- _GIVEN EXERCISE_: Tally the lines holding "image" and state only that figure.

start DATASET ROWS

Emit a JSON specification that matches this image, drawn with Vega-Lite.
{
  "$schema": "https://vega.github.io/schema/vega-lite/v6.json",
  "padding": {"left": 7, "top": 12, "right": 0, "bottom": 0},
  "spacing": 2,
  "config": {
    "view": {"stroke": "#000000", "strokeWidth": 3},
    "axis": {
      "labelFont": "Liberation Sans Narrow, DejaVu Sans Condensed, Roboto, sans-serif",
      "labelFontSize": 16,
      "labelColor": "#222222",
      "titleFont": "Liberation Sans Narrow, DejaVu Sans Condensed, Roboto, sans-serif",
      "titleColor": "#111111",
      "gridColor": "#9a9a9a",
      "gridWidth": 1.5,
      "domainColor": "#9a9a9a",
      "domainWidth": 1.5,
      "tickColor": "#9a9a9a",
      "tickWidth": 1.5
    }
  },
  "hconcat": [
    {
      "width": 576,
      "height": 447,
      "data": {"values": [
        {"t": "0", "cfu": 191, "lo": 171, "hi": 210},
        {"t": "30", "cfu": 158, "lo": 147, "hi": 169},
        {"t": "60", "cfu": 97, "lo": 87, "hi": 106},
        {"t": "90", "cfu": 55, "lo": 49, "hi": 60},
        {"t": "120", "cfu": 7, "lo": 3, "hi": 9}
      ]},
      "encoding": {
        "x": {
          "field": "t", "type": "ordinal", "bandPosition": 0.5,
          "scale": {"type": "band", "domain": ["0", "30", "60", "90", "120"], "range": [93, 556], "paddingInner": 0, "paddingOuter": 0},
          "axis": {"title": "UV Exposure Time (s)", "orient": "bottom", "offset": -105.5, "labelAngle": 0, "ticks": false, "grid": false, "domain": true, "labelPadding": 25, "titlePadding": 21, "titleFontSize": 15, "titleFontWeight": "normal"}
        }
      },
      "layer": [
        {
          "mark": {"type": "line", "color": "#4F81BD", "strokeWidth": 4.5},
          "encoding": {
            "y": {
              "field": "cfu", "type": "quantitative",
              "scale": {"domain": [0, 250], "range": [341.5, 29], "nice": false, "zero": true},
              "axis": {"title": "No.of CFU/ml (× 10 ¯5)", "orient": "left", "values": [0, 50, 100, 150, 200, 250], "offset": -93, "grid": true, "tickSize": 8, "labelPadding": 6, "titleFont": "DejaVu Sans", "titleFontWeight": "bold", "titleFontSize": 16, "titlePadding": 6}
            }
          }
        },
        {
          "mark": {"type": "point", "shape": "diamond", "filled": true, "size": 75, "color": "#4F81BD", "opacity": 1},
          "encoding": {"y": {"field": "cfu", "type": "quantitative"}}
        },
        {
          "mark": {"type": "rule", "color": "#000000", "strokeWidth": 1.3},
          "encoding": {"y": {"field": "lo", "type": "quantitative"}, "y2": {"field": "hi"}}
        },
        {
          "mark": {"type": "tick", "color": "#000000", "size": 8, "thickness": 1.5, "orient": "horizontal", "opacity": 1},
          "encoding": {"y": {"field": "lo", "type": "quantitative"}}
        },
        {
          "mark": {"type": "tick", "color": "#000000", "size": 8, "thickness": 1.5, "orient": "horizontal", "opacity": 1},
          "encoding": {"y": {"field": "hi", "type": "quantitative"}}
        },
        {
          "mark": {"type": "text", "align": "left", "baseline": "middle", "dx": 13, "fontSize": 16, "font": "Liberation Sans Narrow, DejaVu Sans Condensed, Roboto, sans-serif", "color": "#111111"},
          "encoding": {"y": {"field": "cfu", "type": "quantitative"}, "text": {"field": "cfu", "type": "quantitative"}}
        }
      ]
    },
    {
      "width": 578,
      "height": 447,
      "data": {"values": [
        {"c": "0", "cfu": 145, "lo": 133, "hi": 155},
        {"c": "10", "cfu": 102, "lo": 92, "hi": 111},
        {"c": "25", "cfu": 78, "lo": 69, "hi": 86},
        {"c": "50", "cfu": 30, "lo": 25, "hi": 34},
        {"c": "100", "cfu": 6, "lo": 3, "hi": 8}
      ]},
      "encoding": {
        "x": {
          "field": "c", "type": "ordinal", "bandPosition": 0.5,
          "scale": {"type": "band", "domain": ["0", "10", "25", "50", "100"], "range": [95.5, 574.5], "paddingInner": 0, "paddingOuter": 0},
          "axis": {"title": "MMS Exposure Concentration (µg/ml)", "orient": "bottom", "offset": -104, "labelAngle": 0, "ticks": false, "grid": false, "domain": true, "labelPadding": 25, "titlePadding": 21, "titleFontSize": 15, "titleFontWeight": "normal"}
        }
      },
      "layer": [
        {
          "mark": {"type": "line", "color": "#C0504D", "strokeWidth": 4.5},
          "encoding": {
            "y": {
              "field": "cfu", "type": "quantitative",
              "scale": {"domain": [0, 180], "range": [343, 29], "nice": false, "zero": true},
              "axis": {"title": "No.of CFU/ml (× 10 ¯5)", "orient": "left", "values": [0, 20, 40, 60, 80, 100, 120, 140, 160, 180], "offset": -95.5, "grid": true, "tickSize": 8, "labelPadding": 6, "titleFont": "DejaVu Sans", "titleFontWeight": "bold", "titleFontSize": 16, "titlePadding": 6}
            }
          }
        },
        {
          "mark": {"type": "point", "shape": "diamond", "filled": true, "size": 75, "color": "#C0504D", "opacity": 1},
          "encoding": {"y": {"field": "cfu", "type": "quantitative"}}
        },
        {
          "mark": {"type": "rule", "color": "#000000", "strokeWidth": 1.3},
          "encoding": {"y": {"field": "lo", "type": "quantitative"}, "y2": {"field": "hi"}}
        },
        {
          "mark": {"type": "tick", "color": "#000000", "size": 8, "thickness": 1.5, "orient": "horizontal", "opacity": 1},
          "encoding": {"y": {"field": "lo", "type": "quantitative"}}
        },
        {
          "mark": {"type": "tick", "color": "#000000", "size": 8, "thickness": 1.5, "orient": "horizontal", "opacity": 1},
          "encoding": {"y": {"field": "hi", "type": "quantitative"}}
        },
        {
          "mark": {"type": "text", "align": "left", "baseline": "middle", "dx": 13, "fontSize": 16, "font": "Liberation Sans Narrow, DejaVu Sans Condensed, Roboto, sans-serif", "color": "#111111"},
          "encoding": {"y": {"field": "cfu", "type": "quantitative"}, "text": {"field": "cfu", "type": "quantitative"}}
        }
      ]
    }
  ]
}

end DATASET ROWS
start DATASET ROWS

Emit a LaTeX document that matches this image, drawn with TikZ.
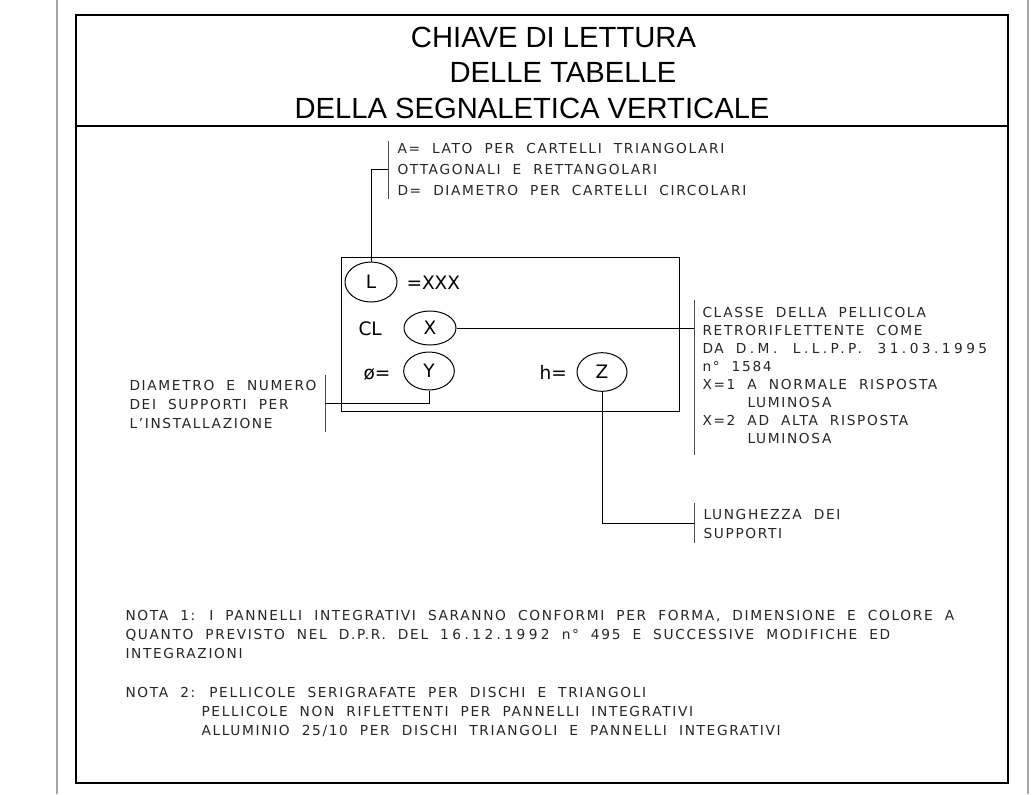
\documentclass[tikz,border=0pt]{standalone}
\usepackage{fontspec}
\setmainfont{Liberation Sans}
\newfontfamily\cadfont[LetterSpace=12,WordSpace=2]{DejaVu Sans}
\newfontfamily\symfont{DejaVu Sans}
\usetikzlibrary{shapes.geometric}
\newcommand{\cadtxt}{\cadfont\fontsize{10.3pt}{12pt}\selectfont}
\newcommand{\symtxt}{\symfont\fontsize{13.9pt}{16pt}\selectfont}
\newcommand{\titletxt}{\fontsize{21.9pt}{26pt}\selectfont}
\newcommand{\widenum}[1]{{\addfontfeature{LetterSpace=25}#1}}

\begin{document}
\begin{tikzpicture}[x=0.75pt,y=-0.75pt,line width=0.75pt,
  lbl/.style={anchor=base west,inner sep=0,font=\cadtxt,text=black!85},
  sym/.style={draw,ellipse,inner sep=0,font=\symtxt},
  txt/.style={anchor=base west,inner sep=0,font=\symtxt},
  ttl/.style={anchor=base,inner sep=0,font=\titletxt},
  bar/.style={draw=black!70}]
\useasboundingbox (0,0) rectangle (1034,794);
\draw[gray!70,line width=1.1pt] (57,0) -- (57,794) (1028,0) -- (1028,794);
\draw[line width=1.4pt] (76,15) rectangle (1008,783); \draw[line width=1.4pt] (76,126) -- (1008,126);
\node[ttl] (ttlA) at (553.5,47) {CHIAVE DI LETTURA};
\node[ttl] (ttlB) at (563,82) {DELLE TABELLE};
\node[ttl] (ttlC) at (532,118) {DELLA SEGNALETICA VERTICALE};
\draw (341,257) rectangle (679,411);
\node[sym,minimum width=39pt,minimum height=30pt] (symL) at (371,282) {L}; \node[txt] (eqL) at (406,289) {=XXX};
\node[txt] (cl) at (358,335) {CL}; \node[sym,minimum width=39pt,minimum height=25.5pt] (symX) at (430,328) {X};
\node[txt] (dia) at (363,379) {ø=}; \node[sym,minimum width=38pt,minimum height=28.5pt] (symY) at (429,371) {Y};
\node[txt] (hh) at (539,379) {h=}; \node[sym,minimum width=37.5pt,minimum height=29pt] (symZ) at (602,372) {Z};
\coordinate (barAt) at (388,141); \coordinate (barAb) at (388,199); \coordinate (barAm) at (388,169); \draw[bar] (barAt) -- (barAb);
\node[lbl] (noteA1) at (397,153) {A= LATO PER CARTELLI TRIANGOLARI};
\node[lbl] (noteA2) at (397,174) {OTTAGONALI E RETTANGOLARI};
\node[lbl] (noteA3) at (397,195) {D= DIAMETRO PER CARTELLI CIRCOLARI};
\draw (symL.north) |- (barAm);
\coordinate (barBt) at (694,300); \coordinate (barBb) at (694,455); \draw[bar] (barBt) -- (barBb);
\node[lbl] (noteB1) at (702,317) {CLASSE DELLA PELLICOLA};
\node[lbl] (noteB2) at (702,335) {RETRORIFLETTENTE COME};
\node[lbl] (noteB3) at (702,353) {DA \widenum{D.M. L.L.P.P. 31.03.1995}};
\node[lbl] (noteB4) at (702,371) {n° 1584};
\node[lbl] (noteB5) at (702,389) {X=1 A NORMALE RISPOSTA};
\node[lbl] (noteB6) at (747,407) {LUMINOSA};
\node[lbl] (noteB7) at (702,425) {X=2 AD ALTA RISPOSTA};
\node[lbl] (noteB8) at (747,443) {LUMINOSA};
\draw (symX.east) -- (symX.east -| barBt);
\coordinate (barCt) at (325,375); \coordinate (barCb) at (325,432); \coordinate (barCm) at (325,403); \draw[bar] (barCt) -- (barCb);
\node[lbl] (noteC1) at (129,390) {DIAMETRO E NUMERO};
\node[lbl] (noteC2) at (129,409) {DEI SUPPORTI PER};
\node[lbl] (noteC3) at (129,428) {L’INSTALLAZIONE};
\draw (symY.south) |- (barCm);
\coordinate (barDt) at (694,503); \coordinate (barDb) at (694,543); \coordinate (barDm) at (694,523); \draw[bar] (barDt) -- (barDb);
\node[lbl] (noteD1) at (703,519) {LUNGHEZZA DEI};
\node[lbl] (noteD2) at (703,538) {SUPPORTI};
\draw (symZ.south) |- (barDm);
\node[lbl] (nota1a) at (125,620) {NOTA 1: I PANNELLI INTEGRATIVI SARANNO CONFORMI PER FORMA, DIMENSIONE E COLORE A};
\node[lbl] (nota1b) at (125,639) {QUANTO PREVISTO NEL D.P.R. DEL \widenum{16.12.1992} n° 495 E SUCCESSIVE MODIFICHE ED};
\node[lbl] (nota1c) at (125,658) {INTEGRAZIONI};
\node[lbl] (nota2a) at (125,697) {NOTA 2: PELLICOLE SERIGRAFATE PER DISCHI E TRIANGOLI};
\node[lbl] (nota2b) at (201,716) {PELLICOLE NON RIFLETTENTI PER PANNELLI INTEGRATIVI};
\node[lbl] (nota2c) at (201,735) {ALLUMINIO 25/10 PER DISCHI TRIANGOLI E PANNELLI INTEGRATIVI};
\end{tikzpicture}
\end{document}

end DATASET ROWS

- _RIGHT ANSWER_: 2